Peinture murale à Adis Abeba (2020). Photo: Andrea Grossenbacher
Chale Gobbett chale_cycad@outlook.com

Au cours des deux dernières années, l’Éthiopie a connu un grave conflit interethnique qui a été favorisé par les facteurs suivants: un gouvernement central affaibli, d’anciennes rivalités ethniques ravivées par les élites politiques, la diffusion, via les médias sociaux, de nombreux discours haineux envers différents groupes, un taux de chômage élevé chez les jeunes ainsi qu’une hausse importante et généralisée de la criminalité. Au cours des deux dernières années, l’Éthiopie a donc été le pays qui compte le plus de déplacés internes. Malgré les efforts notables déployés pour réintégrer ces personnes, et, plus largement, pour résoudre le problème, les tensions entre les différents groupes restent vives.

Dans de nombreuses régions, l’instabilité a généré une situation anarchique. Confrontées à l’impuissance de l’autorité centrale, à l’absence de lois et aux violences interethniques, beaucoup de régions se sont dotées de milices (ethniques). Encouragées par le commerce florissant des armes, certaines ont même créé leur propre armée régionale ou des «forces spéciales». Les puissantes régions d’Oromia ou d’Amhara disposent par exemple d’armées permanentes d’au moins 50 000 soldats. Au sein des États régionaux, plusieurs zones sont extrêmement instables. C’est le cas de la région d’Amhara depuis qu’une tentative de coup d’État a causé la mort du président de l’État régional et de deux autres hauts responsables en août 2019. La Région des Nations, Nationalités et Peuples du Sud (RNNPS) ainsi que la partie méridionale de la région d’Oromia ont été particulièrement touchées par les conflits interethniques et les déplacements internes et elles sont devenues des foyers d’instabilité. À partir de mi-janvier, des réseaux de télécommunication ont été entièrement coupés dans la partie occidentale de la région d’Oromia, suite à la multiplication des opinions anti-gouvernementales et des soutiens aux groupes d’opposition radicaux.

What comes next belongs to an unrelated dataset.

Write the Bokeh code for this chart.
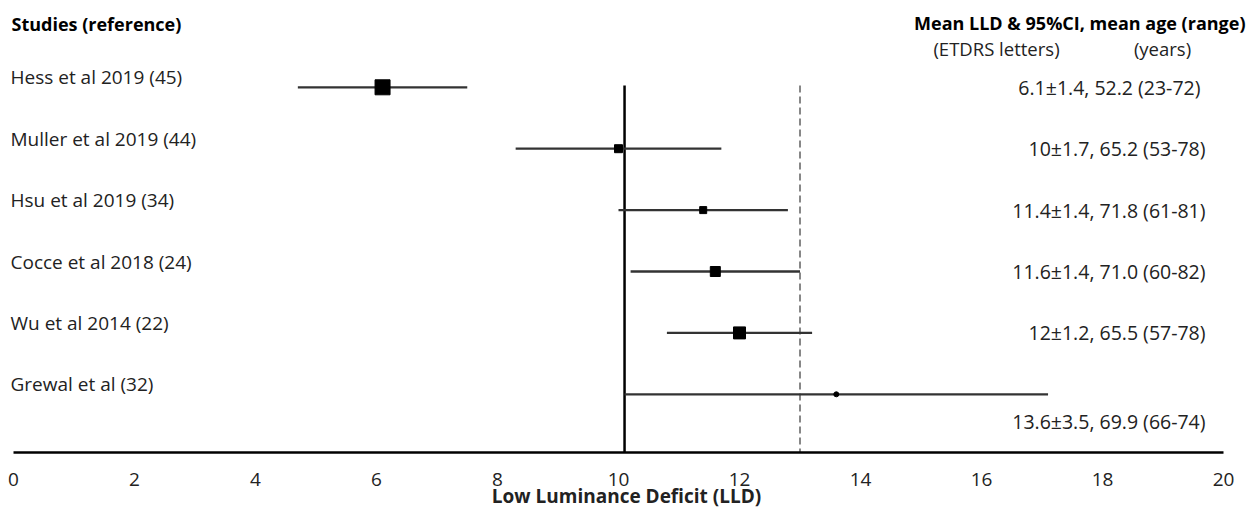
from bokeh.plotting import figure
from bokeh.models import Range1d, FixedTicker, ColumnDataSource
from bokeh.core.properties import value
from bokeh.embed import file_html
from bokeh.resources import INLINE

# ---------------- data ----------------
studies = ["Hess et al 2019 (45)", "Muller et al 2019 (44)", "Hsu et al 2019 (34)",
           "Cocce et al 2018 (24)", "Wu et al 2014 (22)", "Grewal et al (32)"]
mean_lld = [6.1, 10, 11.4, 11.6, 12, 13.6]
ci_lld = [1.4, 1.7, 1.4, 1.4, 1.2, 3.5]
mean_age = [52.2, 65.2, 71.8, 71.0, 65.5, 69.9]
age_min = [23, 53, 61, 60, 57, 66]
age_max = [72, 78, 81, 82, 78, 74]
x_ticks = [0, 2, 4, 6, 8, 10, 12, 14, 16, 18, 20]
solid_ref = 10.1
dashed_ref = 13

# ---------------- styles ----------------
marker_sizes = [15, 8, 7, 10, 12, 5]
marker_kinds = ["square", "square", "square", "square", "square", "circle"]
right_offsets = [0, 0, 0, 0, 0, 27]
FONT = value("Open Sans")
TXT = "#222222"

rows = list(range(len(studies)))
lower = [m - c for m, c in zip(mean_lld, ci_lld)]
upper = [m + c for m, c in zip(mean_lld, ci_lld)]
right_labels = [f"{m:g}\u00b1{c}, {a:.1f} ({lo}-{hi})"
                for m, c, a, lo, hi in zip(mean_lld, ci_lld, mean_age, age_min, age_max)]
right_labels[0] = right_labels[0].replace(", ", ",  ")

src = ColumnDataSource(dict(row=rows, study=studies, mean=mean_lld, lo=lower, hi=upper,
                            size=marker_sizes, marker=marker_kinds, rlab=right_labels,
                            roff=right_offsets))

W, H = 1252, 511
PXU = 60.5          # pixels per LLD unit
X0 = -13 / PXU
X1 = X0 + W / PXU
ROW = 61.4          # pixels per row
FRAME_H = 452
V_TOP = -86.8 / ROW
V_BOT = V_TOP + FRAME_H / ROW

def vy(px):
    return V_TOP + px / ROW

def vx(px):
    return X0 + px / PXU

p = figure(width=W, height=H, output_backend="svg", toolbar_location=None,
           x_range=Range1d(X0, X1), y_range=Range1d(V_BOT, V_TOP),
           y_axis_location=None, min_border_left=0, min_border_right=0,
           min_border_top=0, min_border_bottom=0)
p.outline_line_color = None
p.xgrid.visible = False
p.ygrid.visible = False
p.background_fill_color = "white"

ax = p.xaxis[0]
ax.ticker = FixedTicker(ticks=x_ticks)
ax.bounds = (x_ticks[0], x_ticks[-1])
ax.axis_line_width = 2.5
ax.axis_line_color = "black"
ax.major_tick_line_color = None
ax.minor_tick_line_color = None
ax.major_tick_out = 0
ax.major_tick_in = 0
ax.minor_tick_out = 0
ax.minor_tick_in = 0
ax.major_label_text_font = "Open Sans"
ax.major_label_text_font_size = "19px"
ax.major_label_text_color = TXT
ax.major_label_standoff = 20
ax.axis_label = "Low Luminance Deficit (LLD)"
ax.axis_label_text_font = "Open Sans"
ax.axis_label_text_font_style = "bold"
ax.axis_label_text_font_size = "19px"
ax.axis_label_text_color = TXT
ax.axis_label_standoff = -6

line_top = vy(85)
# reference lines
p.segment(x0=[solid_ref], y0=[line_top], x1=[solid_ref], y1=[V_BOT],
          line_color="black", line_width=2.5)
p.segment(x0=[dashed_ref], y0=[line_top], x1=[dashed_ref], y1=[V_BOT],
          line_color="#7a7a7a", line_width=1.8, line_dash="7 4")

# CI bars and point estimates
p.segment(x0="lo", y0="row", x1="hi", y1="row", source=src,
          line_color="#333333", line_width=2.3)
p.scatter(x="mean", y="row", size="size", marker="marker", source=src,
          fill_color="black", line_color="black")

# study labels (left)
p.text(x=vx(10), y="row", text="study", source=src, text_font=FONT,
       text_font_size=value("19px"), text_color=TXT, text_align="left",
       text_baseline="middle", y_offset=-10)

# value labels (right)
p.text(x=vx(1205), y="row", text="rlab", source=src, text_font=FONT,
       text_font_size=value("19.5px"), text_color=TXT, text_align="right",
       text_baseline="middle", y_offset="roff")

# headers
p.text(x=[vx(11)], y=[vy(23)], text=["Studies (reference)"],
       text_font=FONT, text_font_size=value("18px"), text_font_style="bold",
       text_color="black", text_align="left", text_baseline="middle")
p.text(x=[vx(1245)], y=[vy(22)], text=["Mean LLD & 95%CI, mean age (range)"],
       text_font=FONT, text_font_size=value("18px"), text_font_style="bold",
       text_color="black", text_align="right", text_baseline="middle")
p.text(x=[vx(996), vx(1162)], y=[vy(48)] * 2,
       text=["(ETDRS letters)", "(years)"],
       text_font=FONT, text_font_size=value("18.5px"),
       text_color=TXT, text_align="center", text_baseline="middle")

open("out.html", "w").write(file_html(p, INLINE))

Cette situation a conduit certaines organisations telles que Human Rights Watch à accuser le gouvernement éthiopien de recourir à des méthodes autoritaires pour museler certains partis d’opposition et autres dissidents. Des pratiques telles que la coupure des réseaux téléphoniques ou Internet, les menaces, la violence et la torture, qui ont été utilisées contre les dissidents dans de nombreux cas de troubles sociaux, ont été signalées.

Étant donné les circonstances, de nombreux commentateurs redoutent que les prochaines élections ne soient pas réellement libres. Cependant, le régime actuel a, dans l’ensemble, fait plus d’efforts que les précédents pour ouvrir la voie à des élections crédibles. Plus de 150 partis politiques enregistrés y participent. Quels que soient les résultats, il y aura des gagnants et des perdants, et tous les partis ne pouvant être satisfaits, on peut s’attendre à des troubles sociaux. Si le gouvernement choisit de réprimer la dissidence et de violer d’autres droits humains, s’il ne cherche pas à restaurer une certaine forme de sécurité dans le pays et s’il échoue à garantir des élections aussi libres et équitables que possible, les chances de voir revenir la paix en Éthiopie dans un avenir proche sont presque nulles.